Pictures stay out of the copy. Please reproduce only the lines between the one holding "Recreate this image" and the one holding "vals_g, vals_h, vals_i]", inclusive.

□ □ □

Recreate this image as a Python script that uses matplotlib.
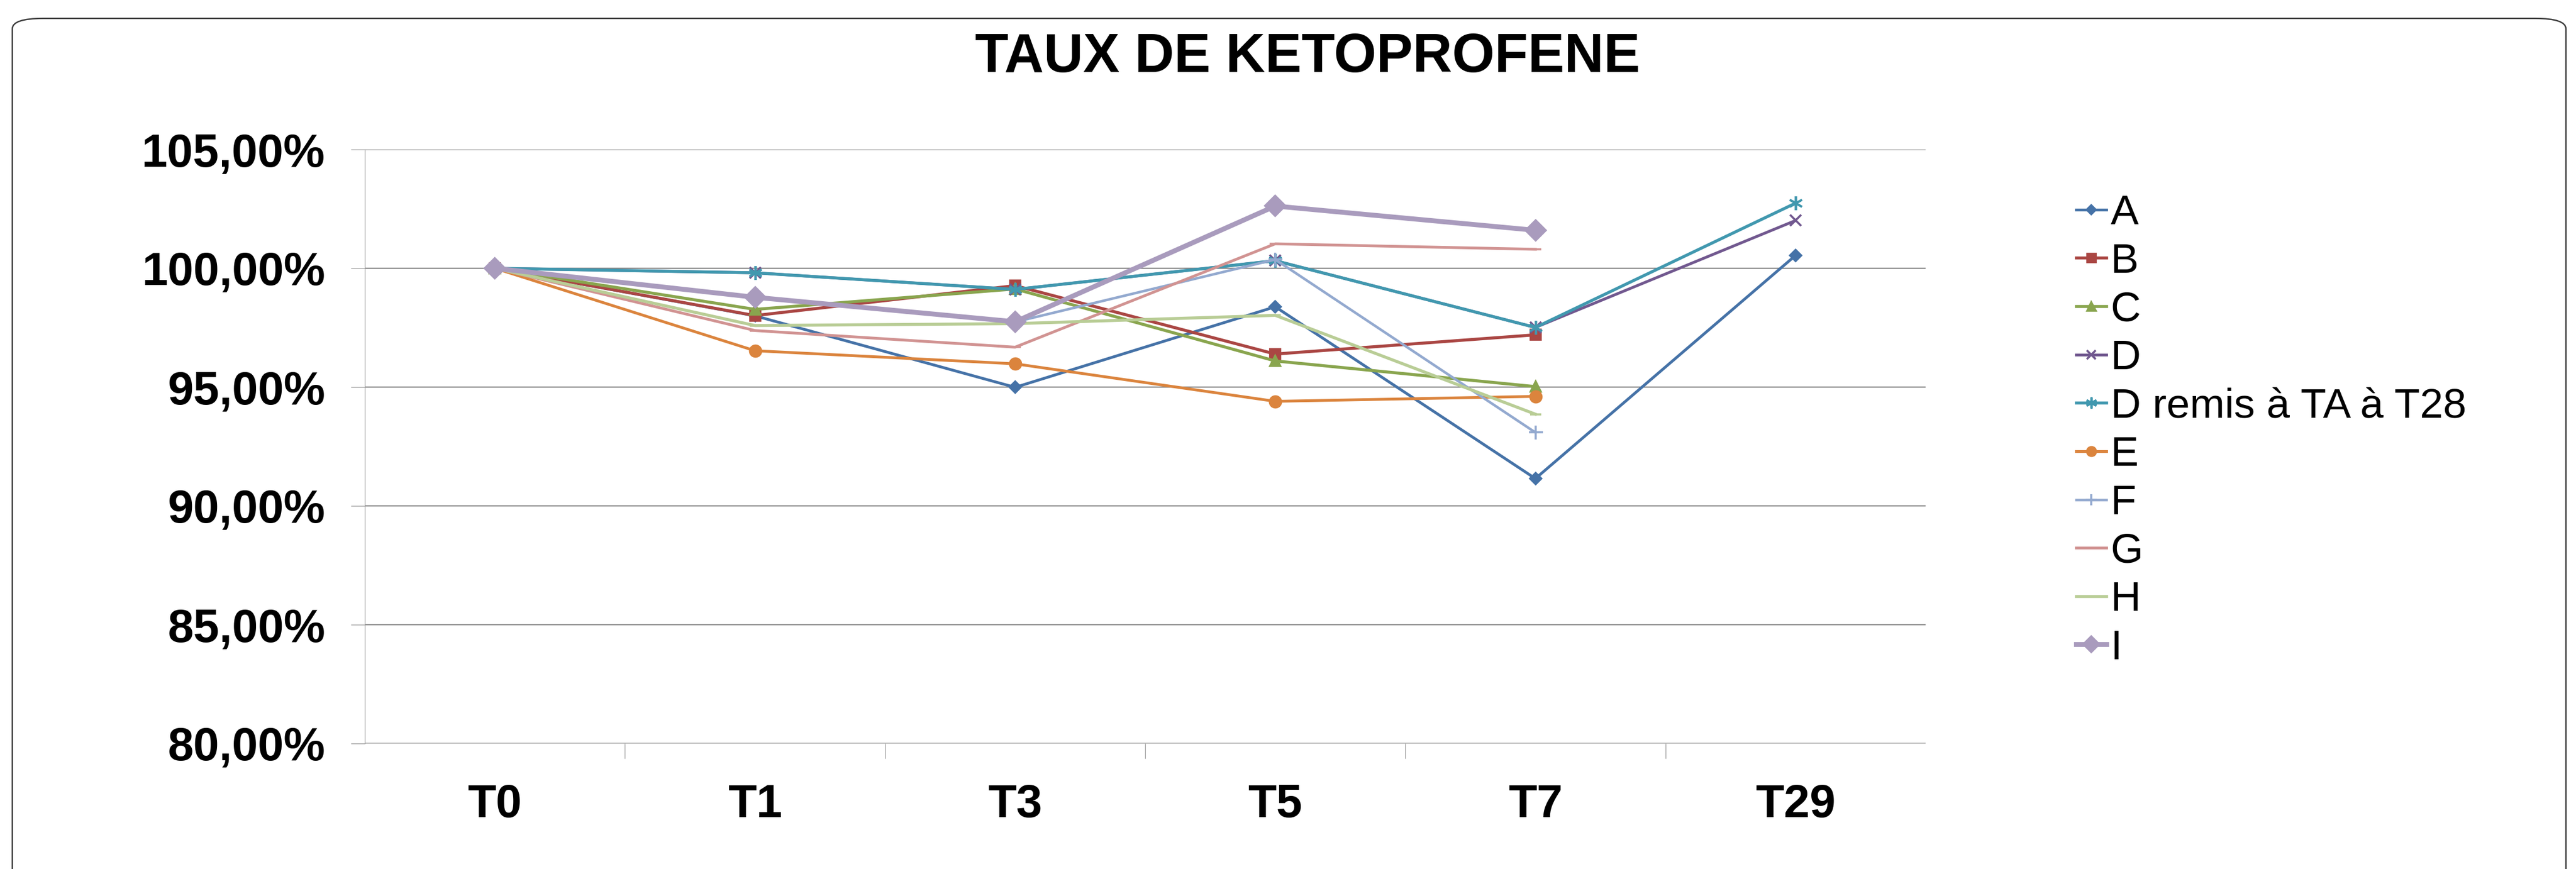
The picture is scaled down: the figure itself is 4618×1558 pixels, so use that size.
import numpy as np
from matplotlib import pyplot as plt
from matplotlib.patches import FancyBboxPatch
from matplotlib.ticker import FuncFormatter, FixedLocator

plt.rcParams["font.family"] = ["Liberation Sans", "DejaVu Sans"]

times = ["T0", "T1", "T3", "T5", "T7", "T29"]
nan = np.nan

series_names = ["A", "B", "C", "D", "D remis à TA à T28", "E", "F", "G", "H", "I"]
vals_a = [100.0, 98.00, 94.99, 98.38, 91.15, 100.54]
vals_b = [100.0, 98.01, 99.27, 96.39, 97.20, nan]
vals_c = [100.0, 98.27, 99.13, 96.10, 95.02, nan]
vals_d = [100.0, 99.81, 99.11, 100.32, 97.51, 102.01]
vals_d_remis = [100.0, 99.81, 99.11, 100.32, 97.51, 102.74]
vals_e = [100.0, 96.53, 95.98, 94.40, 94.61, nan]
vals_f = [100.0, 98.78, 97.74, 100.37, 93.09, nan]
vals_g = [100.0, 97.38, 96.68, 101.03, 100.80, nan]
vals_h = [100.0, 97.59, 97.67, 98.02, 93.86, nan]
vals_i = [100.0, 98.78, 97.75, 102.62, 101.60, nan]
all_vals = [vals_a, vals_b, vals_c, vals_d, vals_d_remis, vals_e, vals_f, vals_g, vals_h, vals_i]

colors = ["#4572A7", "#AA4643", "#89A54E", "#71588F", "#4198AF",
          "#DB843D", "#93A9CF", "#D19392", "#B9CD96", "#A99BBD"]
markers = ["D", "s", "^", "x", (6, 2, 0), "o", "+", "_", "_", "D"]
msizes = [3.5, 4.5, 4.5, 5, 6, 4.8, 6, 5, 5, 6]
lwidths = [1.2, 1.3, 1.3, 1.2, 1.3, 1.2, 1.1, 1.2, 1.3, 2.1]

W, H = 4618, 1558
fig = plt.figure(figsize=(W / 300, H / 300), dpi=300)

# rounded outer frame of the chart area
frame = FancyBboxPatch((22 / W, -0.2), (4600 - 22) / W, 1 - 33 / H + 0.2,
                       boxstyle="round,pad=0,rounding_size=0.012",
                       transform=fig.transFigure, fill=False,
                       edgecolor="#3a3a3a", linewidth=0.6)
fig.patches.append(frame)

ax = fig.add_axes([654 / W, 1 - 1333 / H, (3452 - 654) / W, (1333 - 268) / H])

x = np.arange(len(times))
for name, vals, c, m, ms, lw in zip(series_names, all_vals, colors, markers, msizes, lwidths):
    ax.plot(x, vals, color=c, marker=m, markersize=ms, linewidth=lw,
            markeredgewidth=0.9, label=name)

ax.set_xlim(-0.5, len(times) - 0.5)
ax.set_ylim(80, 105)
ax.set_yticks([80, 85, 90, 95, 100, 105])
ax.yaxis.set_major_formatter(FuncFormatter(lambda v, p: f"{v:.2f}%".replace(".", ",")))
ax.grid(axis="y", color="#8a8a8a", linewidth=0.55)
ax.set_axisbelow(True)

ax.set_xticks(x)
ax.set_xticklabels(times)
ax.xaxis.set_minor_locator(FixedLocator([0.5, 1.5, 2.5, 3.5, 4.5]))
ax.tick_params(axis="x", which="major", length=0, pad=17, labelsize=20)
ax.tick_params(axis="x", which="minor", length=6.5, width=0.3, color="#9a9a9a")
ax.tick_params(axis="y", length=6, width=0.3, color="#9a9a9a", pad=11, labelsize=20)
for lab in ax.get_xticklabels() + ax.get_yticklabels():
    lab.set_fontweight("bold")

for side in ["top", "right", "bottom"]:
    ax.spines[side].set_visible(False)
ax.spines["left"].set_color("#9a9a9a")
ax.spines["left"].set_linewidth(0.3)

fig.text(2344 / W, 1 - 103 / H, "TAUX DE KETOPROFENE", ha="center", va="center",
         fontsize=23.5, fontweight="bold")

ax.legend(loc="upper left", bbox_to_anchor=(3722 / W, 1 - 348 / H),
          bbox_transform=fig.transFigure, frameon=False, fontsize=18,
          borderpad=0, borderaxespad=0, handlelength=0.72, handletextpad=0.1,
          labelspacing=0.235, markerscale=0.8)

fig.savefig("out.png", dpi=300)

□ □ □

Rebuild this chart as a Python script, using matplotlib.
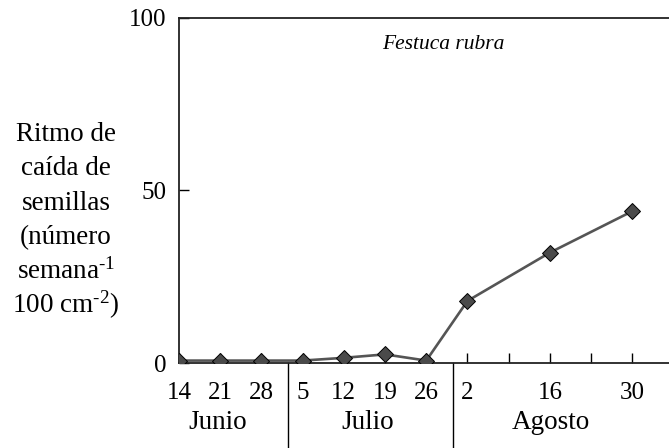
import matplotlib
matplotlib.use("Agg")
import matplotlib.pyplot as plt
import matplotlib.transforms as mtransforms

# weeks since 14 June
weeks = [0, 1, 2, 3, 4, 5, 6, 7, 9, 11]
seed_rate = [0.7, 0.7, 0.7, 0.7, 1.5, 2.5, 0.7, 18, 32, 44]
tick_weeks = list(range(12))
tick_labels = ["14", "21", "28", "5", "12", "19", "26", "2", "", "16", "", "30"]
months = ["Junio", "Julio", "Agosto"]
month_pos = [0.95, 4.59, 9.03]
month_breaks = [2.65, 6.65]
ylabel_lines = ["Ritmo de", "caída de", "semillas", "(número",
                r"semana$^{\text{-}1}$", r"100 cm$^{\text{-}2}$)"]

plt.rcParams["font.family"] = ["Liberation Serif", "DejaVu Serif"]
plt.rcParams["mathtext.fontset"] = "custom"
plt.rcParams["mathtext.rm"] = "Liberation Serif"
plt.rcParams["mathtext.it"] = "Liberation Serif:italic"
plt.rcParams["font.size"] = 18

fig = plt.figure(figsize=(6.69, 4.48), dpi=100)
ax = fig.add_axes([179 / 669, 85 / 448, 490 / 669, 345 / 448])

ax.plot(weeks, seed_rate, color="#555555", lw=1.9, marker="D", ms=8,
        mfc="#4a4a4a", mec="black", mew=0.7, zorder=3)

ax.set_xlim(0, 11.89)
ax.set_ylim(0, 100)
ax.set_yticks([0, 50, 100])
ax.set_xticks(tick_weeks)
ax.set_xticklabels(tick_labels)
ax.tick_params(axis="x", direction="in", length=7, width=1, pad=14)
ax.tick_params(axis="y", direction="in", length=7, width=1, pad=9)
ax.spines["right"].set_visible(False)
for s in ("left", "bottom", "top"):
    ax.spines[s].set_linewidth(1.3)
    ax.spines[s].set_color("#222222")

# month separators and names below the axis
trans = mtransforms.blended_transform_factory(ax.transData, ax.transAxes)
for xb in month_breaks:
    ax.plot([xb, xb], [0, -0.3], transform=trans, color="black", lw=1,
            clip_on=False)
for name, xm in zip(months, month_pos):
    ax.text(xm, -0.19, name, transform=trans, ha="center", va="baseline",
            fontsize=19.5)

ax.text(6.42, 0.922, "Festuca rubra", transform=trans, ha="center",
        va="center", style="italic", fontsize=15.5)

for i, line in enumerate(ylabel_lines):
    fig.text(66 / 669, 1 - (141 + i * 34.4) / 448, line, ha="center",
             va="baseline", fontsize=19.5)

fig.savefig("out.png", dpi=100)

□ □ □

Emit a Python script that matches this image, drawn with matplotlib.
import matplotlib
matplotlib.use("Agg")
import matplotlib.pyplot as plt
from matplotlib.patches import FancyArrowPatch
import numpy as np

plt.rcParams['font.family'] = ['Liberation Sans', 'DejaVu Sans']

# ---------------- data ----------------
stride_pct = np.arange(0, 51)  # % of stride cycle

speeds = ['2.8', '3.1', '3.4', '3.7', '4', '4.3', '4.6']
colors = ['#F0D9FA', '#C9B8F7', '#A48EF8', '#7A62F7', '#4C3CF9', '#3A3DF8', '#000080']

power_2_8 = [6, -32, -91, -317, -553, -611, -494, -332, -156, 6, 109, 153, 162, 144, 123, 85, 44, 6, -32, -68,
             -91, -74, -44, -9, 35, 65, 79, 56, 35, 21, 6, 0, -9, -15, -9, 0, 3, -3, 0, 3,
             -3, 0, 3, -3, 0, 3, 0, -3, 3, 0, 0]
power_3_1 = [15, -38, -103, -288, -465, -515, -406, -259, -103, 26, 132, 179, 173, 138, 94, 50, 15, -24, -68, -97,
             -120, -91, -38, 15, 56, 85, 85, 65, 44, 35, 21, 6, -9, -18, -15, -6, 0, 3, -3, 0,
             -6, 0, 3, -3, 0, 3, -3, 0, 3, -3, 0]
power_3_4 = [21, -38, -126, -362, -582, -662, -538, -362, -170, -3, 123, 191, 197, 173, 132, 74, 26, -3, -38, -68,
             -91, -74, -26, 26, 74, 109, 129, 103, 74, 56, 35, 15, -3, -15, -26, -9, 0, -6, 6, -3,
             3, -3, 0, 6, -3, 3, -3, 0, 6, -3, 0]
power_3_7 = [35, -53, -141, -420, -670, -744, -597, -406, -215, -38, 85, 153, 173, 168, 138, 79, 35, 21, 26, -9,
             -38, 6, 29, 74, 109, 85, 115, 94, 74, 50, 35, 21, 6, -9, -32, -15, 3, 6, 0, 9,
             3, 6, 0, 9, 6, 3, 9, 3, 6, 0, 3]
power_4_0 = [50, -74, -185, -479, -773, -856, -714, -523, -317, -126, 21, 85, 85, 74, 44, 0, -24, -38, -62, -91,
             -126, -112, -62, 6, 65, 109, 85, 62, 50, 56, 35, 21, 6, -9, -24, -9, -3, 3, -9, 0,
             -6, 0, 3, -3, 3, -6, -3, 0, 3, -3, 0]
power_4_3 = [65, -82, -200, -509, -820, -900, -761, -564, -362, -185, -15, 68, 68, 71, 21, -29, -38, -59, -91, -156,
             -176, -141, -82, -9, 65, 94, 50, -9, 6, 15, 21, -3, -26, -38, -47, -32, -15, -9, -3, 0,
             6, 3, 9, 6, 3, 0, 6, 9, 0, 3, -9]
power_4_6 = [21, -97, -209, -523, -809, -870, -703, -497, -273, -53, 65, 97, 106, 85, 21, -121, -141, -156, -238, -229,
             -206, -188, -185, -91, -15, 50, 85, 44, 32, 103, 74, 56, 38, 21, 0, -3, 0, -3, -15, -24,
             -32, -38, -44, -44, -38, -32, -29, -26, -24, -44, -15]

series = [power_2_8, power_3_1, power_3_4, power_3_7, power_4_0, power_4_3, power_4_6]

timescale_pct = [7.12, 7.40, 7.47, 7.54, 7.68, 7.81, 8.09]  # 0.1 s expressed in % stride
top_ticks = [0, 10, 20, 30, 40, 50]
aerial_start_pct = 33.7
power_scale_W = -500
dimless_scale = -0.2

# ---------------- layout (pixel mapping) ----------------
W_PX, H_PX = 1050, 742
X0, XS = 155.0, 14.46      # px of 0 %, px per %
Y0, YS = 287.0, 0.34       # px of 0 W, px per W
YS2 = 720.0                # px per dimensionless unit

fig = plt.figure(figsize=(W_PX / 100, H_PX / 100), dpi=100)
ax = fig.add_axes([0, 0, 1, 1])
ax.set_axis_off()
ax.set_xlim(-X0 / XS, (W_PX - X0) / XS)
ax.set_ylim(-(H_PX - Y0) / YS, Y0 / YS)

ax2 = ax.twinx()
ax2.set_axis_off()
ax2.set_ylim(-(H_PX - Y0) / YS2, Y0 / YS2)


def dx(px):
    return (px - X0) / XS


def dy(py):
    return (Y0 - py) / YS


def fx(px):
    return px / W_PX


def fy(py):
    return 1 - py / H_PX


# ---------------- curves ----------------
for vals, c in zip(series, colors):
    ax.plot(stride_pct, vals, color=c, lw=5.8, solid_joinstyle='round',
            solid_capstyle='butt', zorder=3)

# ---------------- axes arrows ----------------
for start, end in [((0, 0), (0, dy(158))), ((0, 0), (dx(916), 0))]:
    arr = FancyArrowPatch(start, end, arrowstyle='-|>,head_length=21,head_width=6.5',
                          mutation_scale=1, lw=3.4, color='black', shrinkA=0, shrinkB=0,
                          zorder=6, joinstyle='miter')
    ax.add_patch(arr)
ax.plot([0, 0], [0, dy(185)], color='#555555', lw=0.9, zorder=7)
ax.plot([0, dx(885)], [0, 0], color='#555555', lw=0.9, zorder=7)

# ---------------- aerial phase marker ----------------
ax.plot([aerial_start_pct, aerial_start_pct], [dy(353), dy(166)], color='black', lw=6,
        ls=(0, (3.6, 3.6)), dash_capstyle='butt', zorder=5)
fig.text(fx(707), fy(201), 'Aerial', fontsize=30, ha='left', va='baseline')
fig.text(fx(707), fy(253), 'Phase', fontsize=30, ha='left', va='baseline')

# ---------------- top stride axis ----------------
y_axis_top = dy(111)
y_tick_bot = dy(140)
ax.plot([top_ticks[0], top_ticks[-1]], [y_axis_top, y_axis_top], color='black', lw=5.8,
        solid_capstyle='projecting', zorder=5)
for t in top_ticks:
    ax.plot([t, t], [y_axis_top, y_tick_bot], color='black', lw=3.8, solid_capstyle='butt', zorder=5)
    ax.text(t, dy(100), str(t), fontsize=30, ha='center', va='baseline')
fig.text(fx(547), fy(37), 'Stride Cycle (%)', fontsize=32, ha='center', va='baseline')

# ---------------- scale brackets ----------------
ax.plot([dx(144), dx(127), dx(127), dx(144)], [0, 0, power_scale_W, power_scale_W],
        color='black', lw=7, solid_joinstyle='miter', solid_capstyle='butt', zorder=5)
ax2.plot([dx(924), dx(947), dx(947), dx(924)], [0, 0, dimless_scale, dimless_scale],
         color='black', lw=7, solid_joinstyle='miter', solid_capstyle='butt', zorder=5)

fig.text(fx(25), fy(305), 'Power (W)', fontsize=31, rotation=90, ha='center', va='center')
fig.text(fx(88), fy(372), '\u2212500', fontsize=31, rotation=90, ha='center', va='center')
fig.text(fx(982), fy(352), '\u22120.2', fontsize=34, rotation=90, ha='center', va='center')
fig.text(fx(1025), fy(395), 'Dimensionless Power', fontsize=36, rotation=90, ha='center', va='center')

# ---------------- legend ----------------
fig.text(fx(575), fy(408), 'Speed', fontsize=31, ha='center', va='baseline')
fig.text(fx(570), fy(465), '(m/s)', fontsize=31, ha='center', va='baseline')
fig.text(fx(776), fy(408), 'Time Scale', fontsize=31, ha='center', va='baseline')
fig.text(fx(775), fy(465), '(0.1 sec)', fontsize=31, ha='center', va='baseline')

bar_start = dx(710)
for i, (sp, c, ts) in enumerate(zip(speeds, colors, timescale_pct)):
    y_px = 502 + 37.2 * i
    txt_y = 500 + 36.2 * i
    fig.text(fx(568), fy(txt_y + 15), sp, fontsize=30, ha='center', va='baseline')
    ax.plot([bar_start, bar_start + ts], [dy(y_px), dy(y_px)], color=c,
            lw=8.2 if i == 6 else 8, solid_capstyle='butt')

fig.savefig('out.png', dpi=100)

□ □ □

WRITTEN ANSWER –
Recreate this image as a Python script that uses matplotlib.
The picture is scaled down: the figure itself is 4618×1558 pixels, so use that size.
import numpy as np
from matplotlib import pyplot as plt
from matplotlib.patches import FancyBboxPatch
from matplotlib.ticker import FuncFormatter, FixedLocator

plt.rcParams["font.family"] = ["Liberation Sans", "DejaVu Sans"]

times = ["T0", "T1", "T3", "T5", "T7", "T29"]
nan = np.nan

series_names = ["A", "B", "C", "D", "D remis à TA à T28", "E", "F", "G", "H", "I"]
vals_a = [100.0, 98.00, 94.99, 98.38, 91.15, 100.54]
vals_b = [100.0, 98.01, 99.27, 96.39, 97.20, nan]
vals_c = [100.0, 98.27, 99.13, 96.10, 95.02, nan]
vals_d = [100.0, 99.81, 99.11, 100.32, 97.51, 102.01]
vals_d_remis = [100.0, 99.81, 99.11, 100.32, 97.51, 102.74]
vals_e = [100.0, 96.53, 95.98, 94.40, 94.61, nan]
vals_f = [100.0, 98.78, 97.74, 100.37, 93.09, nan]
vals_g = [100.0, 97.38, 96.68, 101.03, 100.80, nan]
vals_h = [100.0, 97.59, 97.67, 98.02, 93.86, nan]
vals_i = [100.0, 98.78, 97.75, 102.62, 101.60, nan]
all_vals = [vals_a, vals_b, vals_c, vals_d, vals_d_remis, vals_e, vals_f, vals_g, vals_h, vals_i]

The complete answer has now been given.